There are more than 100 buildings spread over nearly 150 acres.

Raymond E. Robinson of Trent Woods remembers when there was one building and 26 employees. He is the lone survivor from that group, which worked in what was then called the Assembly and Repair building.

Now 86, he’s been retired since 1977, and has watched the progress of the facility that most employees refer to simply as “Cherry Point.”

“They kept saying they were going to close it every year,” he said. “It just got bigger.”

He describes his job in those days very simply.

“I repaired airplanes, all kinds of airplanes,” he said.

When he went to work there in 1943, the lone building would house 25 to 40 planes at a time. He was familiar with the work, having built B-24s in Baltimore before entering the military.

Today, the Fleet center’s civilian, military and contract personnel work on a wide variety of maintenance, engineering and logistical support for aircraft, engines and components.

“We had no idea then now big it would be,” he said. “I had no idea of staying there that long.”

He moved his family back to his Ohio home after he left the Marines in 1946.

“I talked him out of it and we left after three months,” said his wife, Carolyn.

His Cherry Point job repairing airplanes was still there when he returned as a civilian employee.

He had been a star high school baseball player and drew some interest from the pros, but starting a family took priority.

“And they (baseball) didn’t pay anything in those day,” he said.

Working at Cherry Point has been a way of life for Robinson’s family, including his wife, his daughter, Gloria, and sons Ray and Gary. Ray has worked there 26 years in engine overhaul, Gary is an aircraft equipment specialist of 34 years and their sister recently retired after 42 years in the base accounting office.

It all started when Raymond — a Marine fresh from Parris Island — met Carolyn, who was a civilian office worker at the shop.

In those days, he recalled, the Marine Corps Band would come every Friday for a dance at lunchtime.

It was at a shop party, Carolyn said, the two met.
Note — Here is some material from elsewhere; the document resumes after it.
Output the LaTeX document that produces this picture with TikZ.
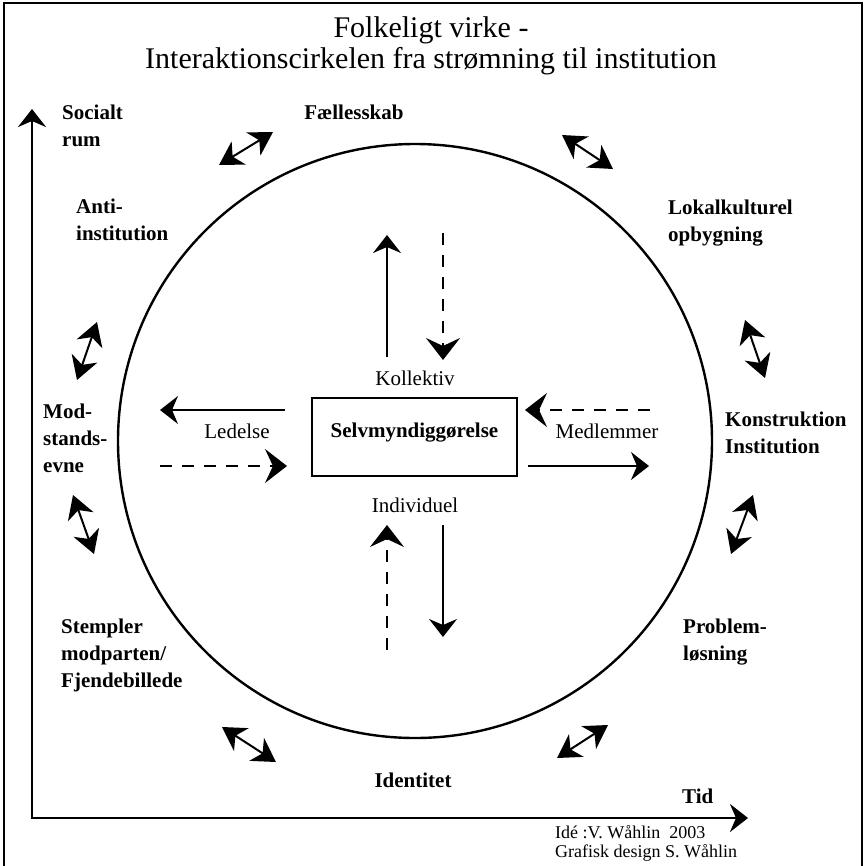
\documentclass[tikz,border=0pt]{standalone}
\usepackage{fontspec}
\setmainfont{Liberation Serif}
\usetikzlibrary{arrows.meta}

\begin{document}
\begin{tikzpicture}[x=1pt,y=-1pt,>=Stealth]
  \tikzstyle{every node}=[inner sep=0pt]
  \tikzstyle{big}=[font=\bfseries\fontsize{21}{27}\selectfont,align=left,anchor=north west]
  \tikzstyle{small}=[font=\fontsize{21}{24}\selectfont,anchor=base]
  \tikzstyle{credit}=[font=\fontsize{18}{20}\selectfont,anchor=base west]
  \tikzstyle{solid arrow}=[-{Stealth[length=18pt,width=28pt,inset=6pt]},line width=1.7pt]
  \tikzstyle{dashed arrow}=[-{Stealth[length=22pt,width=34pt,inset=8pt]},line width=1.7pt,dash pattern=on 12pt off 10pt]
  \tikzstyle{dbl}=[{Stealth[length=23pt,width=27pt,inset=7pt]}-{Stealth[length=23pt,width=27pt,inset=7pt]},line width=2pt]
  \tikzstyle{axis}=[{Stealth[length=18pt,width=28pt,inset=6pt]}-{Stealth[length=18pt,width=28pt,inset=6pt]},line width=2.8pt]

  \useasboundingbox (0,0) rectangle (867,865);
  \draw[line width=1.2pt] (4,870) |- (862,3) -- (862,870);

  % title
  \node[font=\fontsize{30}{32}\selectfont,anchor=base] (title1) at (431,37) {Folkeligt virke -};
  \node[font=\fontsize{30}{32}\selectfont,anchor=base] (title2) at (431,68) {Interaktionscirkelen fra strømning til institution};

  % circle and centre box
  \node[draw,circle,line width=2.4pt,minimum size=594pt] (ring) at (415,441) {};
  \node[draw,line width=1.8pt,minimum width=205pt,minimum height=78pt,
        font=\bfseries\fontsize{21}{24}\selectfont,text height=14pt,text depth=14pt] (selv) at (414.5,437) {Selvmyndiggørelse};
  \node[small] (koll)  at (415,385) {Kollektiv};
  \node[small] (indiv) at (415,512) {Individuel};
  \node[small] (led)   at (237,438) {Ledelse};
  \node[small] (medl)  at (607,438) {Medlemmer};

  % labels round the circle
  \node[big] (social) at (62,105) {Socialt\\rum};
  \node[big,anchor=base] (faelles) at (354,119) {Fællesskab};
  \node[big] (anti)   at (76,199)  {Anti-\\institution};
  \node[big] (lokal)  at (668,200) {Lokalkulturel\\opbygning};
  \node[big] (modst)  at (43,404)  {Mod-\\stands-\\evne};
  \node[big] (konstr) at (725,412) {Konstruktion\\Institution};
  \node[big] (stempl) at (61,619)  {Stempler\\modparten/\\Fjendebillede};
  \node[big] (probl)  at (683,619) {Problem-\\løsning};
  \node[big,anchor=base] (ident) at (413,787) {Identitet};
  \node[big,anchor=base west] (tid) at (682,803) {Tid};
  \node[credit] (ide)     at (555,838) {Idé :V. Wåhlin\ \ 2003};
  \node[credit] (grafisk) at (555,857) {Grafisk design S. Wåhlin};

  % axes
  \coordinate (orig) at (32,818);
  \coordinate (ytop) at (32,109);
  \coordinate (xend) at (748,818);
  \draw[axis] (ytop) -- (orig) -- (xend);

  % arrows in the circle
  \coordinate (u1) at (387,357); \coordinate (u2) at (387,235);
  \coordinate (v1) at (443,233); \coordinate (v2) at (443,360);
  \coordinate (w1) at (387,650); \coordinate (w2) at (387,525);
  \coordinate (z1) at (443,525); \coordinate (z2) at (443,637);
  \coordinate (l1) at (285,410); \coordinate (l2) at (160,410);
  \coordinate (l3) at (160,466); \coordinate (l4) at (287,466);
  \coordinate (m1) at (650,410); \coordinate (m2) at (525,410);
  \coordinate (m3) at (528,466); \coordinate (m4) at (649,466);
  \path (u1) edge[solid arrow] (u2)
        (v1) edge[dashed arrow] (v2)
        (w1) edge[dashed arrow] (w2)
        (z1) edge[solid arrow] (z2)
        (l1) edge[solid arrow] (l2)
        (l3) edge[dashed arrow] (l4)
        (m1) edge[dashed arrow] (m2)
        (m3) edge[solid arrow] (m4);

  % double arrows on the ring
  \coordinate (d1a) at (219,165); \coordinate (d1b) at (273,132);
  \coordinate (d2a) at (562,135); \coordinate (d2b) at (613,169);
  \coordinate (d3a) at (97,322);  \coordinate (d3b) at (77,380);
  \coordinate (d4a) at (73,495);  \coordinate (d4b) at (94,554);
  \coordinate (d5a) at (745,320); \coordinate (d5b) at (765,378);
  \coordinate (d6a) at (753,495); \coordinate (d6b) at (731,554);
  \coordinate (d7a) at (222,727); \coordinate (d7b) at (276,762);
  \coordinate (d8a) at (557,758); \coordinate (d8b) at (608,725);
  \path (d1a) edge[dbl] (d1b)
        (d2a) edge[dbl] (d2b)
        (d3a) edge[dbl] (d3b)
        (d4a) edge[dbl] (d4b)
        (d5a) edge[dbl] (d5b)
        (d6a) edge[dbl] (d6b)
        (d7a) edge[dbl] (d7b)
        (d8a) edge[dbl] (d8b);
\end{tikzpicture}
\end{document}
A year later, in 1945 they married, and on Dec. 8 they celebrated their 63rd wedding anniversary.

“It’s been pretty good to all of us,” said Ray Jr.

Along with their steady work history, Raymond and Carolyn also have deep home roots, living in the same house in Trent Woods for 40 years.

“When we moved out here, there were no other houses and just one light up the street,” she said. “The street in front of the house has no name, so I went to the post office to see how I would get my mail. They told me I could name the street.”

There was lots of holly in the yard and surrounding woods, so she called it Holly Ridge Road.

The Robinsons both came from farm families — hers in Jones and Craven counties, his in Meigs County, Ohio, along the Ohio River.

His father had two farms, 50 and 350 acres. Looking back, they said his was the easier farm life.

He drove a tractor on his daddy’s farm while her field work was wielding a hoe.

In the days since he retired, his main attractions have been golf and fishing.

What he would have done with his life if there had been no Cherry Point?

“I would have found a job somewhere,” he said. “But I wouldn’t have been a farmer.”

Ellie

jinelson
12-28-07, 09:38 AM
Damn Im getting old I remember it well also but it was called NARF - Naval Air Rework Facility then. They also had a big one at NAS Alameda CA. and another at Yokosuka Japan. They did wonderful work making combat worn equipment brand new again.